Botanists looked through more than 700,000 specimens. Included in the finds were more than 2,800 species of orchid and 3,900 species of tree. “Part of the study’s beauty is its sheer scale and just the huge number of collaborators,” said Cámara-Leret, who started the project in 2018. “There was already a sense of New Guinea community, but it was scattered, and this project kind of brought us all together.”

Some veteran scientists involved in the study had lived on the island for decades, and many had spent their careers studying the taxonomy of a single plant family. “It united people across different generations, like scientists who are just starting up, then early career researchers and then folks who have been retired for over 20 years. We had a lot of scientists that are retired, collaborating and giving up freely their time … They have an enormous amount of knowledge and very few people are learning it from them,” said Cámara-Leret.

Another reason it has taken so long to create a list for the island is because the region has been governed by so many different European powers. Colonial education was focused on extracting materials and agricultural work, so taxonomic knowledge was limited. After independence, there was a new generation of scientists committed to doing research but the system stifled their enthusiasm.

Genus Freycinetia, with 140 species, is a group of forest climbers in the Pandanaceae family, one of the 20 most-diverse groups in New Guinea.
Genus Freycinetia, with 140 species, is a group of forest climbers in the Pandanaceae family, one of the 20 most-diverse groups in New Guinea. Photograph: RBG Kew

There is only one account written by an Indonesian and none by a Papua New Guinean in this paper. Researchers hope it will encourage the two governments to produce a new generation of botanists who will inform better conservation in the future. But botanical exploration is urgently needed to ensure unknown species can be collected before they disappear.
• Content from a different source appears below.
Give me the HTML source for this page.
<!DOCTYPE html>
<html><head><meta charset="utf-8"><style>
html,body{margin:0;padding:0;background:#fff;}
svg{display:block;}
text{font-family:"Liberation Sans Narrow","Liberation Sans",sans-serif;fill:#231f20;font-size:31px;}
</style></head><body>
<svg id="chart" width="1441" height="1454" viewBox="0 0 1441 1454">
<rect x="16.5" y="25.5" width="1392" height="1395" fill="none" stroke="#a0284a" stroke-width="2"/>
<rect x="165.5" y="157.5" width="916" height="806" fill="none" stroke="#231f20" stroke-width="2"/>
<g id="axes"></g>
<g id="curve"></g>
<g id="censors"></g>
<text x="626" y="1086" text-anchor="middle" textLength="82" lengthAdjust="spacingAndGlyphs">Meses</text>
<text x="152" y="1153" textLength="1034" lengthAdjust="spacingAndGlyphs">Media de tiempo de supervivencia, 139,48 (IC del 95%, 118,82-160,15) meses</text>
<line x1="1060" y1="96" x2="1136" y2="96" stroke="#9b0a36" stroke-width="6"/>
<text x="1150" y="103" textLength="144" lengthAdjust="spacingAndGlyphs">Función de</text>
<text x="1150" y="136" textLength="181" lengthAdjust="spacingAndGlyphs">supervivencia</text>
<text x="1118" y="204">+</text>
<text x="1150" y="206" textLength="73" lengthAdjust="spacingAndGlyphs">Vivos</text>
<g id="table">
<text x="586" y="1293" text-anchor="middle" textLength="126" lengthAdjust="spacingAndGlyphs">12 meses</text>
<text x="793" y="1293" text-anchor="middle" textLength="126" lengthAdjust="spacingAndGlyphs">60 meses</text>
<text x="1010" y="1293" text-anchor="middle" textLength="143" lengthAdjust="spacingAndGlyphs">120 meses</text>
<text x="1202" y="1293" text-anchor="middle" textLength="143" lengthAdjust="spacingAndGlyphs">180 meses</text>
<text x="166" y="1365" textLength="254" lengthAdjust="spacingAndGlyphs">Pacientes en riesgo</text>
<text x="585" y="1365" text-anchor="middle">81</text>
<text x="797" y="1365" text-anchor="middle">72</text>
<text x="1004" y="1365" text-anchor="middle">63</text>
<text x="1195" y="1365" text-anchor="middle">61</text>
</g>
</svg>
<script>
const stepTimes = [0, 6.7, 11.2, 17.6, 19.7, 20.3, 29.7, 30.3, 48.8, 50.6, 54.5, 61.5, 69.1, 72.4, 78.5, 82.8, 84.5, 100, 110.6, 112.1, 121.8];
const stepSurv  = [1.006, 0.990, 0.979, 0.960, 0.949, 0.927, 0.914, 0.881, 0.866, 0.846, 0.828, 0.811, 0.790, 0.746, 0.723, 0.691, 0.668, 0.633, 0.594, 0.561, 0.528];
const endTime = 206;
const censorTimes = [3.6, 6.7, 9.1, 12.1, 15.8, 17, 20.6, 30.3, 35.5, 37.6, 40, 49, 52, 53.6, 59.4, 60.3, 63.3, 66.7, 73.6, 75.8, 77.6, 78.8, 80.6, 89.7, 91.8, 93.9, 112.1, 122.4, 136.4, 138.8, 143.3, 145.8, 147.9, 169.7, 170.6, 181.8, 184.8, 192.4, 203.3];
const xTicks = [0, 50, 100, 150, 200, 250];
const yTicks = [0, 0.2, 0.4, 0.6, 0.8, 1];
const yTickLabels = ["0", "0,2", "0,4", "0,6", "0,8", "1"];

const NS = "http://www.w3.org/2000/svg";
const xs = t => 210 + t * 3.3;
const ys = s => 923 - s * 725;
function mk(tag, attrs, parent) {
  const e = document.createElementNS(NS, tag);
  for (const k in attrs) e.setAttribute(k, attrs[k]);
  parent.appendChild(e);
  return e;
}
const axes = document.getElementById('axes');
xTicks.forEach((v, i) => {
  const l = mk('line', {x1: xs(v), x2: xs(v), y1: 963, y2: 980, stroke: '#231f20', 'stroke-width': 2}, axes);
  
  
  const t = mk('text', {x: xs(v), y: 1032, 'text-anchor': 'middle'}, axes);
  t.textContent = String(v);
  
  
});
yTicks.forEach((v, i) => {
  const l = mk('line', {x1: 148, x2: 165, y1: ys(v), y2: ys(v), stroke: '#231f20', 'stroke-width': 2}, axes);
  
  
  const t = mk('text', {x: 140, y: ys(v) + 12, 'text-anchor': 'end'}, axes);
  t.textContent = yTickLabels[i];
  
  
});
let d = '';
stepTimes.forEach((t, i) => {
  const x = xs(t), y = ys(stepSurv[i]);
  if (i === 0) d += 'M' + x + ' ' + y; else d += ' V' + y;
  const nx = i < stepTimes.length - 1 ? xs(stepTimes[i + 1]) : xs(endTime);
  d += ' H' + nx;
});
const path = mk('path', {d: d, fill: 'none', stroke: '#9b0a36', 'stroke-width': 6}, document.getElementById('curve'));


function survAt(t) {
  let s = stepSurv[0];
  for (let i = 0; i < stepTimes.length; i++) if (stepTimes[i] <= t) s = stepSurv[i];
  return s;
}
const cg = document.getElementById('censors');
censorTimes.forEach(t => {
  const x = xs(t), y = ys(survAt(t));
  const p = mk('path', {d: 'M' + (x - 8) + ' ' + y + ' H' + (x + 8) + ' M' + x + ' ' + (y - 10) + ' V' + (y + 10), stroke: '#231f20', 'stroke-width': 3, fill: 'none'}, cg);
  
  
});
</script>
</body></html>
“It is clear, in the context of the biodiversity crisis, that this paper represents a milestone in our understanding of the New Guinea flora and provides a vital platform to accelerate scientific research and conservation,” said Dr Peter Wilkie from the Royal Botanic Garden Edinburgh, who was involved in the study. “Research at its best is collaborative and this demonstrates what can be achieved when scientists from around the world work together and share expertise and data.”

Dr Sandra Knapp, a botanist from the Natural History Museum who was also involved in the project, described it as an “incredible achievement”.

“This should now serve as a baseline for much more work and discovery in the years to come,” she said.